» TASK DESCRIPTION:
Copy all of the material exactly. Pictures are not to appear in the copy.

* BEGIN DATA BLOCK *

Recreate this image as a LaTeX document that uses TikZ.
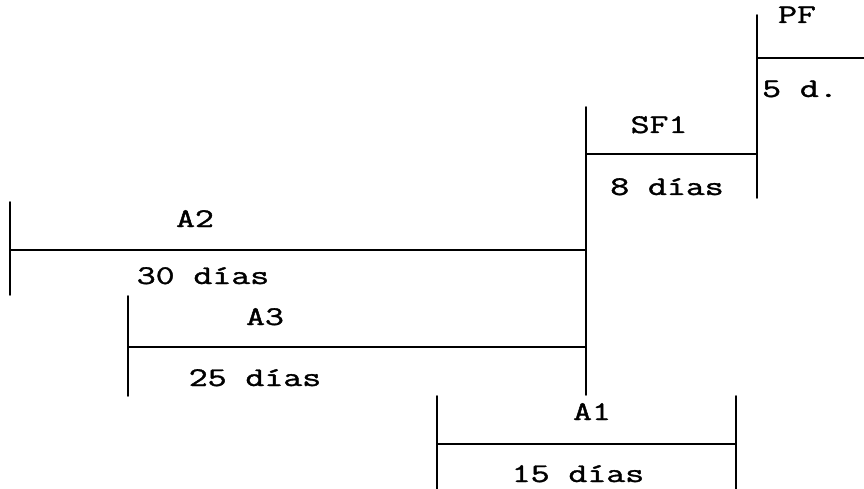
\documentclass[tikz,border=0pt]{standalone}
\usepackage{fontspec}
\usepackage{graphicx}
\newfontfamily\courfont{Latin Modern Mono}[FakeBold=1.2]
\newcommand{\wtext}[1]{\scalebox{1.36}[1]{#1}}
\tikzset{
  bar/.style={line width=1.7pt, line cap=round},
  lbl/.style={font=\courfont\fontsize{27}{30}\selectfont, anchor=base, inner sep=0pt}
}
\begin{document}
\begin{tikzpicture}[x=1pt,y=-1pt]
\useasboundingbox (0,0) rectangle (864,489);
% coordinates
\coordinate (a2t) at (10,202);
\coordinate (a2b) at (10,295);
\coordinate (a2l) at (10,250);
\coordinate (a2r) at (586,250);
\coordinate (vt) at (586,107);
\coordinate (vb) at (586,395);
\coordinate (a3t) at (128,296);
\coordinate (a3b) at (128,396);
\coordinate (a3l) at (128,347);
\coordinate (a3r) at (586,347);
\coordinate (a1lt) at (437,396);
\coordinate (a1lb) at (437,489);
\coordinate (a1rt) at (736,396);
\coordinate (a1rb) at (736,489);
\coordinate (a1l) at (437,444);
\coordinate (a1r) at (736,444);
\coordinate (sfl) at (586,154);
\coordinate (sfr) at (757,154);
\coordinate (v2t) at (757,15);
\coordinate (v2b) at (757,198);
\coordinate (pfl) at (757,58);
\coordinate (pfr) at (864,58);
% lines
\draw[bar] (a2t) -- (a2b);
\draw[bar] (a2l) -- (a2r);
\draw[bar] (vt) -- (vb);
\draw[bar] (a3t) -- (a3b);
\draw[bar] (a3l) -- (a3r);
\draw[bar] (a1lt) -- (a1lb);
\draw[bar] (a1rt) -- (a1rb);
\draw[bar] (a1l) -- (a1r);
\draw[bar] (sfl) -- (sfr);
\draw[bar] (v2t) -- (v2b);
\draw[bar] (pfl) -- (pfr);
% labels
\node[lbl] (tA2) at (195,227) {\wtext{A2}};
\node[lbl] (d30) at (203,284) {\wtext{30 días}};
\node[lbl] (tA3) at (265,325) {\wtext{A3}};
\node[lbl] (d25) at (255,386) {\wtext{25 días}};
\node[lbl] (tA1) at (592,420) {\wtext{A1}};
\node[lbl] (d15) at (578,482) {\wtext{15 días}};
\node[lbl] (tSF) at (659,133) {\wtext{SF1}};
\node[lbl] (d8) at (667,195) {\wtext{8 días}};
\node[lbl] (tPF) at (797,23) {\wtext{PF}};
\node[lbl] (d5) at (800,97) {\wtext{5 d.}};
\end{tikzpicture}
\end{document}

* END DATA BLOCK *

» SOLUTION FOR THIS TASK:
Recreate this image as a LaTeX document that uses TikZ.
\documentclass[tikz,border=0pt]{standalone}
\usepackage{fontspec}
\usepackage{graphicx}
\newfontfamily\courfont{Latin Modern Mono}[FakeBold=1.2]
\newcommand{\wtext}[1]{\scalebox{1.36}[1]{#1}}
\tikzset{
  bar/.style={line width=1.7pt, line cap=round},
  lbl/.style={font=\courfont\fontsize{27}{30}\selectfont, anchor=base, inner sep=0pt}
}
\begin{document}
\begin{tikzpicture}[x=1pt,y=-1pt]
\useasboundingbox (0,0) rectangle (864,489);
% coordinates
\coordinate (a2t) at (10,202);
\coordinate (a2b) at (10,295);
\coordinate (a2l) at (10,250);
\coordinate (a2r) at (586,250);
\coordinate (vt) at (586,107);
\coordinate (vb) at (586,395);
\coordinate (a3t) at (128,296);
\coordinate (a3b) at (128,396);
\coordinate (a3l) at (128,347);
\coordinate (a3r) at (586,347);
\coordinate (a1lt) at (437,396);
\coordinate (a1lb) at (437,489);
\coordinate (a1rt) at (736,396);
\coordinate (a1rb) at (736,489);
\coordinate (a1l) at (437,444);
\coordinate (a1r) at (736,444);
\coordinate (sfl) at (586,154);
\coordinate (sfr) at (757,154);
\coordinate (v2t) at (757,15);
\coordinate (v2b) at (757,198);
\coordinate (pfl) at (757,58);
\coordinate (pfr) at (864,58);
% lines
\draw[bar] (a2t) -- (a2b);
\draw[bar] (a2l) -- (a2r);
\draw[bar] (vt) -- (vb);
\draw[bar] (a3t) -- (a3b);
\draw[bar] (a3l) -- (a3r);
\draw[bar] (a1lt) -- (a1lb);
\draw[bar] (a1rt) -- (a1rb);
\draw[bar] (a1l) -- (a1r);
\draw[bar] (sfl) -- (sfr);
\draw[bar] (v2t) -- (v2b);
\draw[bar] (pfl) -- (pfr);
% labels
\node[lbl] (tA2) at (195,227) {\wtext{A2}};
\node[lbl] (d30) at (203,284) {\wtext{30 días}};
\node[lbl] (tA3) at (265,325) {\wtext{A3}};
\node[lbl] (d25) at (255,386) {\wtext{25 días}};
\node[lbl] (tA1) at (592,420) {\wtext{A1}};
\node[lbl] (d15) at (578,482) {\wtext{15 días}};
\node[lbl] (tSF) at (659,133) {\wtext{SF1}};
\node[lbl] (d8) at (667,195) {\wtext{8 días}};
\node[lbl] (tPF) at (797,23) {\wtext{PF}};
\node[lbl] (d5) at (800,97) {\wtext{5 d.}};
\end{tikzpicture}
\end{document}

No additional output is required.